To his surprise, she shot him a fleeting, tremulous smile. “I think so. Guess we’ll see.”
He wanted to wrap his arms around her and hold her close, to whisper in her ear that he was sorry, that she was beautiful, that he wanted to be inside her but he just couldn’t take a chance like that, not with a nice woman like her. When had he started thinking of her as nice? He mut
tered, “Guess so.”
She finished smoothing out her sleeping bag and pads, then shifted into a sitting position and tugged off her boots, placing them side by side between her place and his. The nights before she had put them at the foot of her makeshift bed. Obviously she wanted space between them now, too. That was good. Sort of. He rolled back to his side, listening as she settled down and wondering why those boots sitting there bothered him so. She flipped the side of the sleeping bag up over her body. She never zipped it, but she’d be zipping it before they reached New Mexico. The nights were cool now. They’d turn downright cold before long. He tried desperately not to think that he could keep her warm. He hitched his own cover higher and reached over to do the same for Champ. The boy was sleeping deeply. Rye closed his eyes and thought about tomorrow, mentally checking off a long list of all that must be done before they moved those cows so much as an inch.
He opened his eyes to the half-light of dawn, and his first thought was how generously her breast had overflowed his hand. For a moment he was afraid that he had touched her again in his sleep, but a careful inventory told him he was safe. Except that he was throbbing hard, and he didn’t want to remember the dream that had gotten him that way. He jackknifed up, stomped into his boots without checking them first, glanced at his sleeping son, rammed his hat onto his head and hiked up the hill. He went down the other side and around a boulder to relieve himself. It was a painful process, and he was flirting with frustration by the time he crested the hill again.

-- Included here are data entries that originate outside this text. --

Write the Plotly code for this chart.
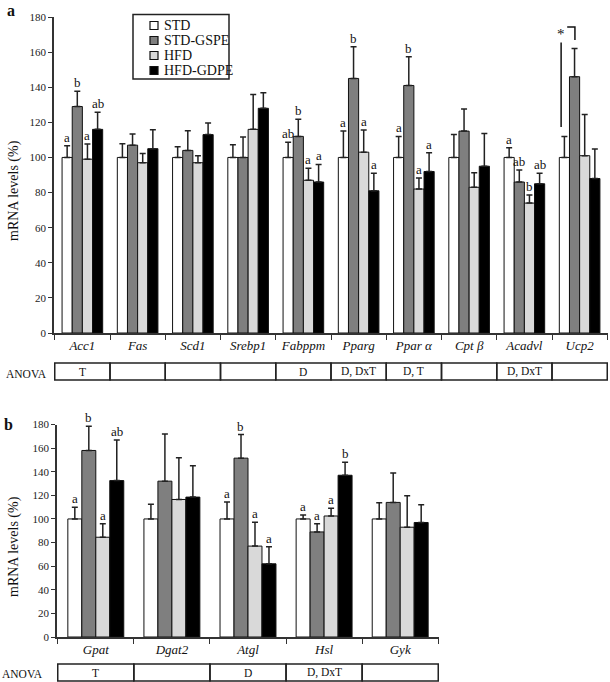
import plotly.graph_objects as go

# ---------------- data ----------------
groups = ["STD", "STD-GSPE", "HFD", "HFD-GDPE"]

genes_a = ["Acc1", "Fas", "Scd1", "Srebp1", "Fabppm", "Pparg", "Ppar α", "Cpt β", "Acadvl", "Ucp2"]
std_a = [100, 100, 100, 100, 100, 100, 100, 100, 100, 100]
std_err_a = [6.7, 7.8, 6.1, 7.2, 8.6, 15, 12, 13, 5.5, 12]
gspe_a = [129, 107, 104, 100, 112, 145, 141, 115, 86, 146]
gspe_err_a = [8.7, 6.3, 11.2, 11.6, 9.7, 18, 16.4, 12.6, 6.8, 16]
hfd_a = [99, 97, 97, 116, 87, 103, 82, 83, 74, 101]
hfd_err_a = [8.6, 5.3, 4, 19.8, 6.8, 12.6, 6.3, 8.3, 4.6, 23.5]
hfdg_a = [116, 105, 113, 128, 86, 81, 92, 95, 85, 88]
hfdg_err_a = [9.7, 10.8, 6.6, 8.8, 10, 10, 10.7, 18.7, 6, 16.8]
letters_a = [["a", "b", "a", "ab"], [], [], [], ["ab", "b", "a", "a"],
             ["a", "b", "a", "a"], ["a", "b", "a", "a"], [], ["a", "ab", "b", "ab"], []]
anova_a = ["T", "", "", "", "D", "D, DxT", "D, T", "", "D, DxT", ""]

genes_b = ["Gpat", "Dgat2", "Atgl", "Hsl", "Gyk"]
std_b = [100, 100, 100, 100, 100]
std_err_b = [10, 12.4, 14.4, 3.4, 13.8]
gspe_b = [158, 132, 151.5, 89, 114]
gspe_err_b = [20.6, 40, 20, 7, 25]
hfd_b = [84.5, 116.5, 77, 102.5, 93]
hfd_err_b = [11.5, 35.3, 20.2, 6.5, 26.7]
hfdg_b = [132.5, 118.5, 62, 137, 97]
hfdg_err_b = [34.3, 26.5, 14.4, 11, 15]
letters_b = [["a", "b", "a", "ab"], [], ["a", "b", "a", "a"], ["a", "a", "a", "b"], []]
anova_b = ["T", "", "D", "D, DxT", ""]

# Ucp2 significance marker (value range of the bracket)
ucp2_line = [117.3, 165.5]
ucp2_hook = [174.3, 166.9]
y_ticks = [0, 20, 40, 60, 80, 100, 120, 140, 160, 180]

# ---------------- styling ----------------
W, H = 610, 682
SERIF = "Liberation Serif, Times New Roman, serif"
fill_colors = ["#ffffff", "#7f7f7f", "#d9d9d9", "#000000"]
BARGAP = 0.265

xa_dom = [54 / W, 608 / W]
ya_dom = [1 - 333 / H, 1 - 17 / H]
xb_dom = [57 / W, 439 / W]
yb_dom = [1 - 637 / H, 1 - 424.5 / H]

fig = go.Figure()

def add_panel(genes, series, errs, xref, yref):
    for name, vals, err, col in zip(groups, series, errs, fill_colors):
        fig.add_trace(go.Bar(
            x=genes, y=vals, name=name,
            marker=dict(color=col, line=dict(color="#111111", width=1)),
            error_y=dict(type="data", symmetric=False, array=err,
                         arrayminus=[0] * len(err), color="#222222",
                         thickness=1.5, width=3),
            xaxis=xref, yaxis=yref, showlegend=False,
        ))

add_panel(genes_a, [std_a, gspe_a, hfd_a, hfdg_a],
          [std_err_a, gspe_err_a, hfd_err_a, hfdg_err_a], "x", "y")
add_panel(genes_b, [std_b, gspe_b, hfd_b, hfdg_b],
          [std_err_b, gspe_err_b, hfd_err_b, hfdg_err_b], "x2", "y2")

annotations = []
shapes = []

def txt(x, y, text, size=13, xref="paper", yref="paper", **kw):
    d = dict(x=x, y=y, xref=xref, yref=yref, text=text, showarrow=False,
             xanchor="center", yanchor="middle",
             font=dict(family=SERIF, size=size, color="#111111"))
    d.update(kw)
    annotations.append(d)

def letters(genes, series, errs, lets, dom, xref, yref):
    cat_px = (dom[1] - dom[0]) * W / len(genes)
    bw = cat_px * (1 - BARGAP) / 4
    for gi, g in enumerate(genes):
        for si, lab in enumerate(lets[gi]):
            top = series[si][gi] + errs[si][gi]
            txt(g, top, lab, 13, xref, yref, xshift=(si - 1.5) * bw,
                yanchor="bottom", yshift=-1)

letters(genes_a, [std_a, gspe_a, hfd_a, hfdg_a],
        [std_err_a, gspe_err_a, hfd_err_a, hfdg_err_a], letters_a, xa_dom, "x", "y")
letters(genes_b, [std_b, gspe_b, hfd_b, hfdg_b],
        [std_err_b, gspe_err_b, hfd_err_b, hfdg_err_b], letters_b, xb_dom, "x2", "y2")

# ANOVA rows
def anova(texts, xref, y0, y1, label_x, label_y):
    for i, t in enumerate(texts):
        shapes.append(dict(type="rect", xref=xref, yref="paper",
                           x0=i - 0.5, x1=i + 0.5, y0=y0, y1=y1,
                           line=dict(color="#222222", width=1.5)))
        if t:
            txt(i, (y0 + y1) / 2, t, 11.5, xref, "paper")
    txt(label_x / W, 1 - label_y / H, "ANOVA", 11.5)

anova(anova_a, "x", 1 - 380 / H, 1 - 363 / H, 26, 374)
anova(anova_b, "x2", 1 - 681 / H, 1 - 664 / H, 22, 674)

# Ucp2 bracket and star
ui = genes_a.index("Ucp2")
shapes.append(dict(type="line", xref="x", yref="y", x0=ui - 0.335, x1=ui - 0.335,
                   y0=ucp2_line[0], y1=ucp2_line[1], line=dict(color="#111111", width=1.5)))
shapes.append(dict(type="path", xref="x", yref="y",
                   path=f"M {ui - 0.225},{ucp2_hook[0]} L {ui - 0.085},{ucp2_hook[0]} L {ui - 0.085},{ucp2_hook[1]}",
                   line=dict(color="#111111", width=1.5)))
txt(ui - 0.34, ucp2_line[1] - 1, "*", 15, "x", "y", yanchor="bottom")

# manual legend
lx0, lx1, ly0, ly1 = 133, 229, 14.5, 79
shapes.append(dict(type="rect", xref="paper", yref="paper",
                   x0=lx0 / W, x1=lx1 / W, y0=1 - ly1 / H, y1=1 - ly0 / H,
                   line=dict(color="#222222", width=1.5), fillcolor="white"))
for k, (name, col) in enumerate(zip(groups, fill_colors)):
    cy = 25.5 + k * 15
    shapes.append(dict(type="rect", xref="paper", yref="paper",
                       x0=150 / W, x1=158 / W, y0=1 - (cy + 4) / H, y1=1 - (cy - 4) / H,
                       line=dict(color="#111111", width=1.2), fillcolor=col))
    txt(162 / W, 1 - cy / H, name, 14, xanchor="left")

# y titles and panel letters
for cy in (191, 547):
    txt(14 / W, 1 - cy / H, "mRNA levels (%)", 14, textangle=-90)
txt(11 / W, 1 - 11 / H, "<b>a</b>", 16)
txt(8 / W, 1 - 424 / H, "<b>b</b>", 16)

xaxis_common = dict(showline=True, linecolor="#333333", linewidth=1.5,
                    ticks="outside", tickson="boundaries", ticklen=5, tickcolor="#333333",
                    tickwidth=1.2, showgrid=False, zeroline=False,
                    tickfont=dict(family=SERIF, size=13, color="#111111", style="italic"))
yaxis_common = dict(showline=True, linecolor="#333333", linewidth=1.5, range=[0, 180],
                    tickvals=y_ticks, ticks="outside", ticklen=4, tickcolor="#333333",
                    tickwidth=1.2, showgrid=False, zeroline=False,
                    tickfont=dict(family=SERIF, size=11, color="#222222"))

fig.update_layout(
    width=W, height=H, margin=dict(l=0, r=0, t=0, b=0, autoexpand=False),
    paper_bgcolor="white", plot_bgcolor="white",
    barmode="group", bargap=BARGAP, bargroupgap=0,
    showlegend=False,
    xaxis=dict(domain=xa_dom, anchor="y", **xaxis_common),
    yaxis=dict(domain=ya_dom, anchor="x", **yaxis_common),
    xaxis2=dict(domain=xb_dom, anchor="y2", **xaxis_common),
    yaxis2=dict(domain=yb_dom, anchor="x2", **yaxis_common),
    annotations=annotations, shapes=shapes,
)

fig.write_html("out.html", config={"displayModeBar": False},
               post_script="document.body.style.margin='0';document.body.style.overflow='hidden';")
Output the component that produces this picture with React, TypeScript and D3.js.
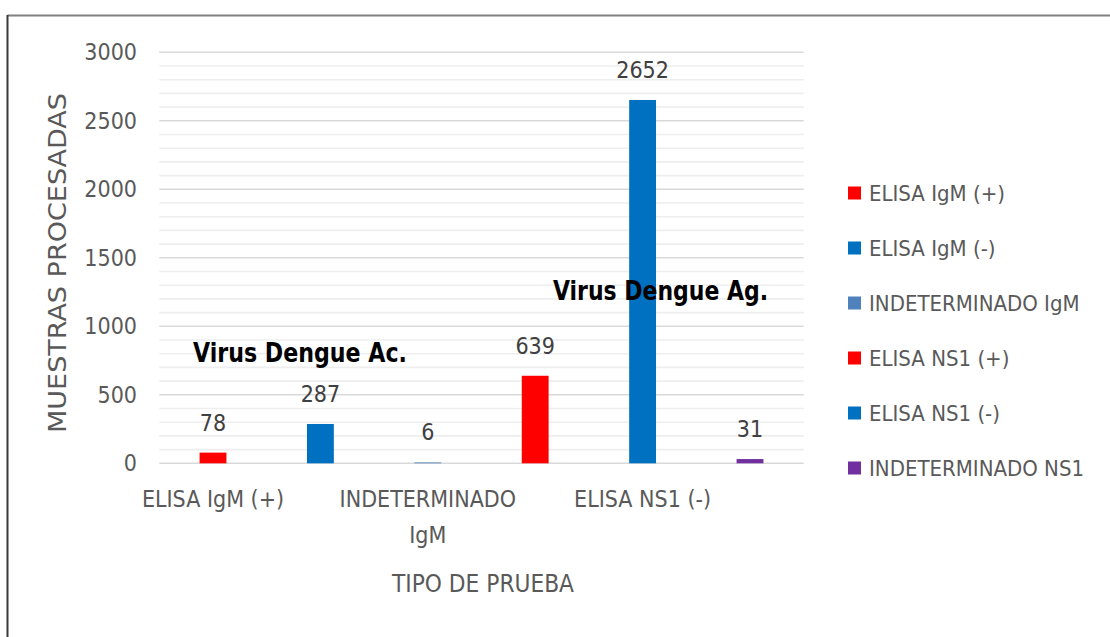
import React from "react";
import * as d3 from "d3";

const categories = [
  "ELISA IgM (+)",
  "ELISA IgM (-)",
  "INDETERMINADO IgM",
  "ELISA NS1 (+)",
  "ELISA NS1 (-)",
  "INDETERMINADO NS1",
];
const values = [78, 287, 6, 639, 2652, 31];
const colors = ["#FF0000", "#0070C0", "#4F81BD", "#FF0000", "#0070C0", "#7030A0"];
const yTicks = [0, 500, 1000, 1500, 2000, 2500, 3000];
const minorTicks = d3.range(100, 3000, 100).filter((v) => v % 500 !== 0);
// only every second category gets a tick label, like the original
const xLabelLines: string[][] = [["ELISA IgM (+)"], [], ["INDETERMINADO", "IgM"], [], ["ELISA NS1 (-)"], []];

const FONT = "'Liberation Sans Narrow', 'DejaVu Sans Condensed', 'Roboto', sans-serif";
const W = 1110;
const H = 637;

export default function App() {
  const x = d3.scaleBand<string>().domain(categories).range([159.3, 803.7]).paddingInner(0.75).paddingOuter(0.375);
  const y = d3.scaleLinear().domain([0, 3000]).range([463.3, 52.3]);
  const [x0, x1] = x.range();

  return (
    <svg width={W} height={H} style={{ position: "absolute", left: 0, top: 0, background: "#fff" }} fontFamily={FONT}>
      {/* chart frame */}
      <line x1={7.5} x2={W} y1={15.5} y2={15.5} stroke="#808080" strokeWidth={2} />
      <line x1={7.5} x2={7.5} y1={15} y2={H} stroke="#3a3a3a" strokeWidth={2} />

      {/* grid */}
      {minorTicks.map((t) => (
        <line key={"m" + t} x1={x0} x2={x1} y1={y(t)} y2={y(t)} stroke="#EEEEEE" strokeWidth={1.6} />
      ))}
      {yTicks.map((t) => (
        <line key={"g" + t} x1={x0} x2={x1} y1={y(t)} y2={y(t)} stroke="#D9D9D9" strokeWidth={1.6} />
      ))}

      {/* y ticks */}
      {yTicks.map((t) => (
        <text key={"t" + t} x={137} y={y(t) + 8} textAnchor="end" fontSize={23} fill="#595959">
          {t}
        </text>
      ))}

      {/* bars */}
      {categories.map((c, i) => (
        <rect key={c} x={x(c)} y={y(values[i])} width={x.bandwidth()} height={y(0) - y(values[i])} fill={colors[i]} />
      ))}

      {/* value labels */}
      {categories.map((c, i) => (
        <text key={"v" + c} x={(x(c) as number) + x.bandwidth() / 2} y={y(values[i]) - 22} textAnchor="middle" fontSize={23} fill="#404040">
          {values[i]}
        </text>
      ))}

      {/* x labels */}
      {categories.map((c, i) =>
        xLabelLines[i].map((ln, j) => (
          <text key={"x" + c + j} x={(x(c) as number) + x.bandwidth() / 2} y={507 + j * 36} textAnchor="middle" fontSize={23} fill="#595959">
            {ln}
          </text>
        ))
      )}

      {/* axis titles */}
      <text transform="translate(66,263) rotate(-90)" textAnchor="middle" fontSize={25} fill="#595959" textLength={340} lengthAdjust="spacingAndGlyphs">
        MUESTRAS PROCESADAS
      </text>
      <text x={483} y={592} textAnchor="middle" fontSize={25} fill="#595959" textLength={182} lengthAdjust="spacingAndGlyphs">
        TIPO DE PRUEBA
      </text>

      {/* annotations */}
      <text x={193} y={362} fontSize={27} fontWeight="bold" fill="#000" textLength={214} lengthAdjust="spacingAndGlyphs">
        Virus Dengue Ac.
      </text>
      <text x={553} y={300} fontSize={27} fontWeight="bold" fill="#000" textLength={215} lengthAdjust="spacingAndGlyphs">
        Virus Dengue Ag.
      </text>

      {/* legend */}
      {categories.map((c, i) => (
        <g key={"l" + c} transform={`translate(848,${193 + i * 55})`}>
          <rect x={0} y={-6.5} width={13} height={13} fill={colors[i]} />
          <text x={21} y={8} fontSize={22} fill="#595959">
            {c}
          </text>
        </g>
      ))}
    </svg>
  );
}
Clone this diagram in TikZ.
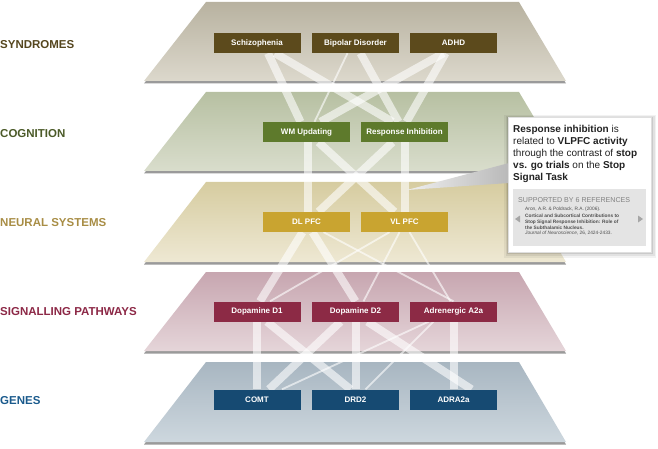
\documentclass[tikz,border=0pt]{standalone}
\usepackage{fontspec}
\setmainfont{Liberation Sans}
\usetikzlibrary{calc}
\definecolor{synlab}{HTML}{55461E}
\definecolor{coglab}{HTML}{4B5A28}
\definecolor{neulab}{HTML}{A88D45}
\definecolor{siglab}{HTML}{8C2846}
\definecolor{genlab}{HTML}{1A5A8C}
\definecolor{synbox}{HTML}{5C4A1C}
\definecolor{cogbox}{HTML}{5E7A2C}
\definecolor{neubox}{HTML}{C9A430}
\definecolor{sigbox}{HTML}{8C2A45}
\definecolor{genbox}{HTML}{164A72}
\definecolor{syntop}{HTML}{B8B2A0}
\definecolor{synbot}{HTML}{DCD8CC}
\definecolor{cogtop}{HTML}{B7C0A2}
\definecolor{cogbot}{HTML}{D9DDCC}
\definecolor{neutop}{HTML}{D6CCA0}
\definecolor{neubot}{HTML}{EEE8D3}
\definecolor{sigtop}{HTML}{C7A6B0}
\definecolor{sigbot}{HTML}{E5D5D9}
\definecolor{gentop}{HTML}{A8B6C1}
\definecolor{genbot}{HTML}{CDD7DE}
\definecolor{planeedge}{HTML}{9A9A9A}
\definecolor{refgray}{HTML}{E4E4E4}
\definecolor{suppgray}{HTML}{808080}
\definecolor{calltext}{HTML}{222222}
\pgfdeclarelayer{planes}
\pgfdeclarelayer{bands}
\pgfsetlayers{planes,bands,main}
\newcommand\layerplane[4]{%
  \fill[planeedge] (206,#1+2) -- (519,#1+2) -- (566,#2+2.5) -- (144,#2+2.5) -- cycle;
  \shade[top color=#3,bottom color=#4] (206,#1) -- (519,#1) -- (566,#2) -- (144,#2) -- cycle;}
\tikzset{
  band/.style={draw=white, draw opacity=0.6, line width=8pt},
  thinband/.style={draw=white, draw opacity=0.6, line width=1.8pt},
  lbox/.style={minimum width=87pt, minimum height=20pt, inner sep=0pt, text=white,
    font=\bfseries\fontsize{8}{9.6}\selectfont},
  lab/.style={anchor=west, inner sep=0pt, font=\bfseries\fontsize{11.5}{13}\selectfont},
}
\begin{document}
\begin{tikzpicture}[x=1pt,y=-1pt]
\useasboundingbox (0,0) rectangle (658,449);
% planes
\begin{pgfonlayer}{planes}
\layerplane{2}{81}{syntop}{synbot}
\layerplane{92}{171}{cogtop}{cogbot}
\layerplane{182}{262}{neutop}{neubot}
\layerplane{272}{351}{sigtop}{sigbot}
\layerplane{362}{442}{gentop}{genbot}
\end{pgfonlayer}
% labels
\node[lab, text=synlab] (lsyn) at (0,45) {SYNDROMES};
\node[lab, text=coglab] (lcog) at (0,133.5) {COGNITION};
\node[lab, text=neulab] (lneu) at (0,222.5) {NEURAL SYSTEMS};
\node[lab, text=siglab] (lsig) at (0,311.5) {SIGNALLING PATHWAYS};
\node[lab, text=genlab] (lgen) at (0,401) {GENES};
% boxes
\node[lbox, fill=synbox] (schiz) at (257,43) {Schizophenia};
\node[lbox, fill=synbox] (bip) at (355.5,43) {Bipolar Disorder};
\node[lbox, fill=synbox] (adhd) at (453.5,43) {ADHD};
\node[lbox, fill=cogbox] (wm) at (306.5,132) {WM Updating};
\node[lbox, fill=cogbox] (ri) at (404.5,132) {Response Inhibition};
\node[lbox, fill=neubox] (dl) at (306.5,222) {DL PFC};
\node[lbox, fill=neubox] (vl) at (404.5,222) {VL PFC};
\node[lbox, fill=sigbox] (d1) at (257,311.5) {Dopamine D1};
\node[lbox, fill=sigbox] (d2) at (355.5,311.5) {Dopamine D2};
\node[lbox, fill=sigbox] (a2a) at (453.5,311.5) {Adrenergic A2a};
\node[lbox, fill=genbox] (comt) at (257,399.5) {COMT};
\node[lbox, fill=genbox] (drd2) at (355.5,399.5) {DRD2};
\node[lbox, fill=genbox] (adra) at (453.5,399.5) {ADRA2a};
% bands
\begin{pgfonlayer}{bands}
% syndromes -> cognition
\draw[band] ([xshift=11pt]schiz.south) -- ([xshift=-6pt]wm.north);
\draw[band] ([xshift=18pt]schiz.south) -- ([xshift=-12pt]ri.north);
\draw[thinband] ([xshift=-8pt]bip.south) -- ([xshift=8pt]wm.north);
\draw[band] ([xshift=5pt]bip.south) -- ([xshift=-6pt]ri.north);
\draw[band] ([xshift=-10pt]adhd.south) -- ([xshift=14pt]wm.north);
\draw[band] ([xshift=-8pt]adhd.south) -- ([xshift=2pt]ri.north);
% cognition -> neural
\draw[band] ([xshift=1pt]wm.south) -- ([xshift=1pt]dl.north);
\draw[band] ([xshift=12pt]wm.south) -- ([xshift=-10pt]vl.north);
\draw[band] ([xshift=-12pt]ri.south) -- ([xshift=12pt]dl.north);
\draw[band] ([xshift=0pt]ri.south) -- ([xshift=0pt]vl.north);
% neural -> signalling
\draw[band] ([xshift=-4pt]dl.south) -- ([xshift=3pt]d1.north);
\draw[band] ([xshift=6pt]dl.south) -- ([xshift=0pt]d2.north);
\draw[thinband] ([xshift=17pt]dl.south) -- ([xshift=0pt]a2a.north);
\draw[thinband] ([xshift=-15pt]vl.south) -- ([xshift=13pt]d1.north);
\draw[thinband] ([xshift=-5pt]vl.south) -- ([xshift=8pt]d2.north);
\draw[thinband] ([xshift=5pt]vl.south) -- ([xshift=-3pt]a2a.north);
% signalling -> genes
\draw[band] ([xshift=0pt]d1.south) -- ([xshift=0pt]comt.north);
\draw[band] ([xshift=10pt]d1.south) -- ([xshift=-5pt]drd2.north);
\draw[band] ([xshift=-15pt]d2.south) -- ([xshift=12pt]comt.north);
\draw[band] ([xshift=0pt]d2.south) -- ([xshift=0pt]drd2.north);
\draw[band] ([xshift=12pt]d2.south) -- ([xshift=18pt]adra.north);
\draw[band] ([xshift=0pt]a2a.south) -- ([xshift=0pt]adra.north);
\draw[thinband] ([xshift=-25pt]a2a.south) -- ([xshift=25pt]comt.north);
\draw[thinband] ([xshift=-20pt]a2a.south) -- ([xshift=10pt]drd2.north);
\end{pgfonlayer}
% callout
\coordinate (tip) at (407,190);
\fill[black, opacity=0.05] (504,115) rectangle (656,258);
\fill[black, opacity=0.07] (505.5,116) rectangle (654.5,256);
\fill[black, opacity=0.10] (507,117.5) rectangle (653,254);
\shade[left color=gray!12, right color=gray!55] (tip) -- (509,163) -- (509,183) -- cycle;
\node[draw=gray!25, fill=white, inner sep=0pt, minimum width=143pt, minimum height=135pt, anchor=north west] (call) at (508,117) {};
\node[anchor=north west, inner sep=0pt, align=left, text=calltext,
  font=\fontsize{10}{12}\selectfont] (calltxt) at (513,125.5)
  {\textbf{Response inhibition} is\\related to \textbf{VLPFC activity}\\through the contrast of \textbf{stop}\\\textbf{vs. go trials} on the \textbf{Stop}\\\textbf{Signal Task}};
\node[fill=refgray, inner sep=0pt, minimum width=133pt, minimum height=57pt, anchor=north west] (refbox) at (513,189) {};
\node[anchor=base west, inner sep=0pt, text=suppgray, font=\fontsize{7.1}{8}\selectfont] (supp) at (518,202) {SUPPORTED BY 6 REFERENCES};
\node[anchor=north west, inner sep=0pt, align=left, text=calltext!80,
  font=\fontsize{4.8}{5.7}\selectfont] (refs) at (525,207)
  {Aron, A.R. \& Poldrack, R.A. (2006).\\[1.3pt]\textbf{Cortical and Subcortical Contributions to}\\\textbf{Stop Signal Response Inhibition: Role of}\\\textbf{the Subthalamic Nucleus.}\\\textit{Journal of Neuroscience}, 26, 2424-2433.};
\fill[gray!70] (515,219) -- (520,215.5) -- (520,222.5) -- cycle;
\fill[gray!70] (643,219) -- (638,215.5) -- (638,222.5) -- cycle;
\end{tikzpicture}
\end{document}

The camp was stirring. Dayna came out of the motor home, carrying a large thermos of coffee and a stack of tin cups. Shoes was pulling on his boots. Pogo was hosing water over his face, preparing to shave with the help of the sideview mirror on the water truck. Everyone seemed to be waking except Kara and Champ. Rye went down the hill and straight to Kara’s recumbent form. Ignoring Shoes’s mumbled greeting, he nudged her between the shoulder blades with the toe of his boot. She jerked and made a little snuffling sound, then rolled onto her back and lifted her arms above her head, stretching like a lazy cat. Her eyes opened, and she smiled up at him, her golden hair fanning out behind her and all rumpled around her face. He hadn’t thought that she was particularly pretty the first time he’d seen her, but now something about that round face, the tip-tilted end of her nose, the hugeness of those blue eyes fringed with gold and the softness of her mouth compelled him.